Sometimes I feel like my life is a movie and not in the glamorous, exciting Hollywood sort of way.
What I mean by this is that I can’t escape feeling like I’m a character in some epic movie about a boy growing up to become a man. It’s actually kind of sad because sometimes nothing seems real.
Maybe I feel this way because I’ve spent the last 20 years of my life thoroughly researching movies I can relate to. As entertaining as it is to hear Sloth shout, “Hey you guys,” I’m still left with an empty feeling, like I’m waiting for my conflict to present itself so I can get on with the plot.
Every notable point in my life, every mundane achievement seems like a climax for myself, the hero. And the job-firings, girlfriend-dumpings, bad grades, and speeding tickets are just minor setbacks toward achieving my “coming of age.”
Growing up a bored child in America, I’ve watched a lot of Hollywood movies from every genre.

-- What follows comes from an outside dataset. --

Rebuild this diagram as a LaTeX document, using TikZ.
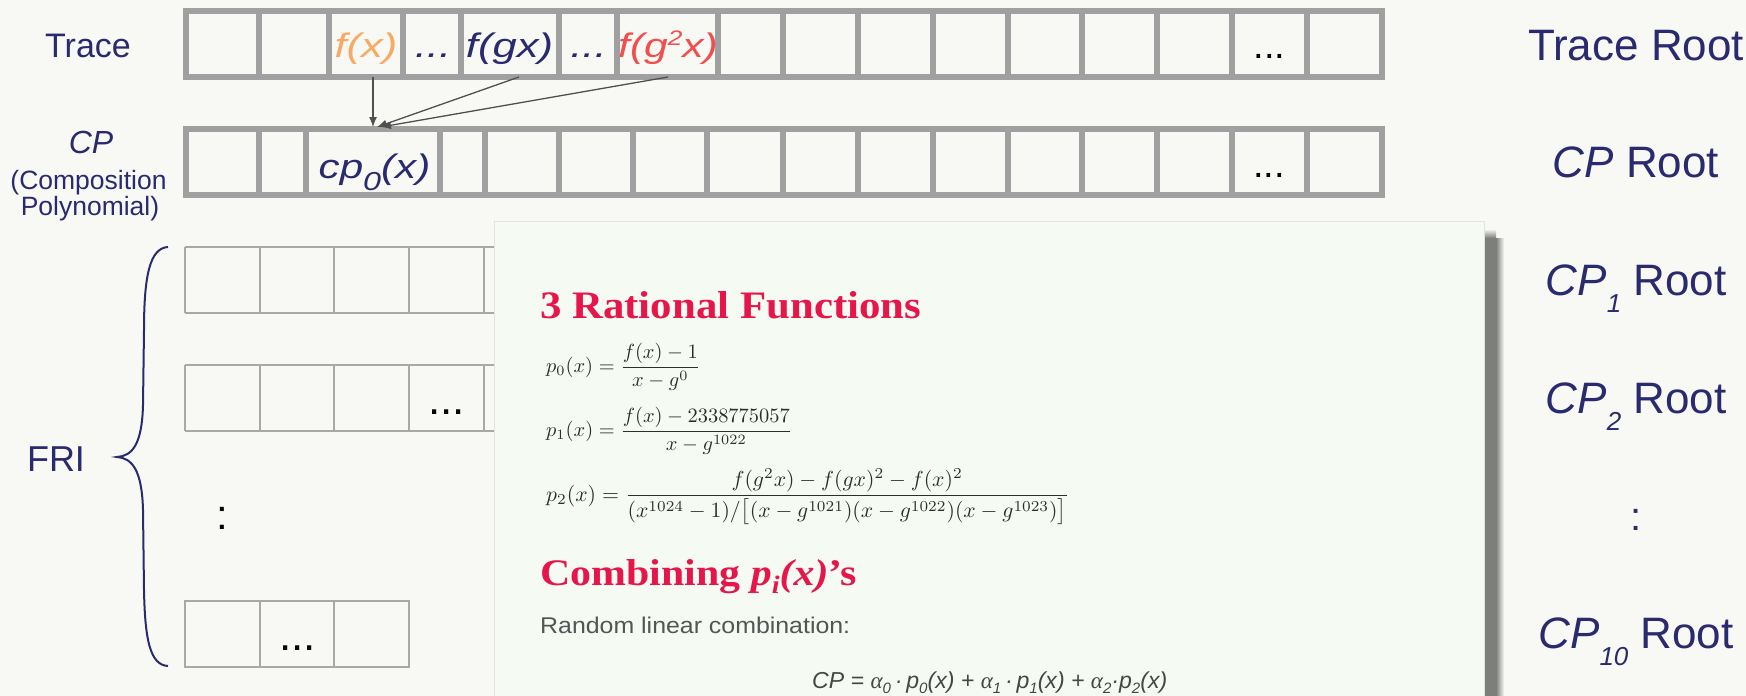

All they seem to do is provide me with this false sense of what life should be.
The bad guy always gets what he has coming to him in the end. The girl ends up with the guy. The evil businessman doesn’t build the new hotel on the sacred land and they all live happily ever after. That doesn’t really sound like real life to me.
And like in movies, life is supposed to have a happy ending right?
Wow, if that is really the case, why do I do anything? If I have no control and I’m no different than an audience member, then maybe I should choose to do nothing and not get out of bed in morning and then see what the universe really has in store for my future.
That’s pretty pathetic.
Instead, I find it much more satisfying to realize that my life is actually not a movie. Life is the glamorous exciting thing I’ve been looking for all along.
It is quite empowering to really believe that I am in control of my movie. Lights, camera, action, I’m ready for my life.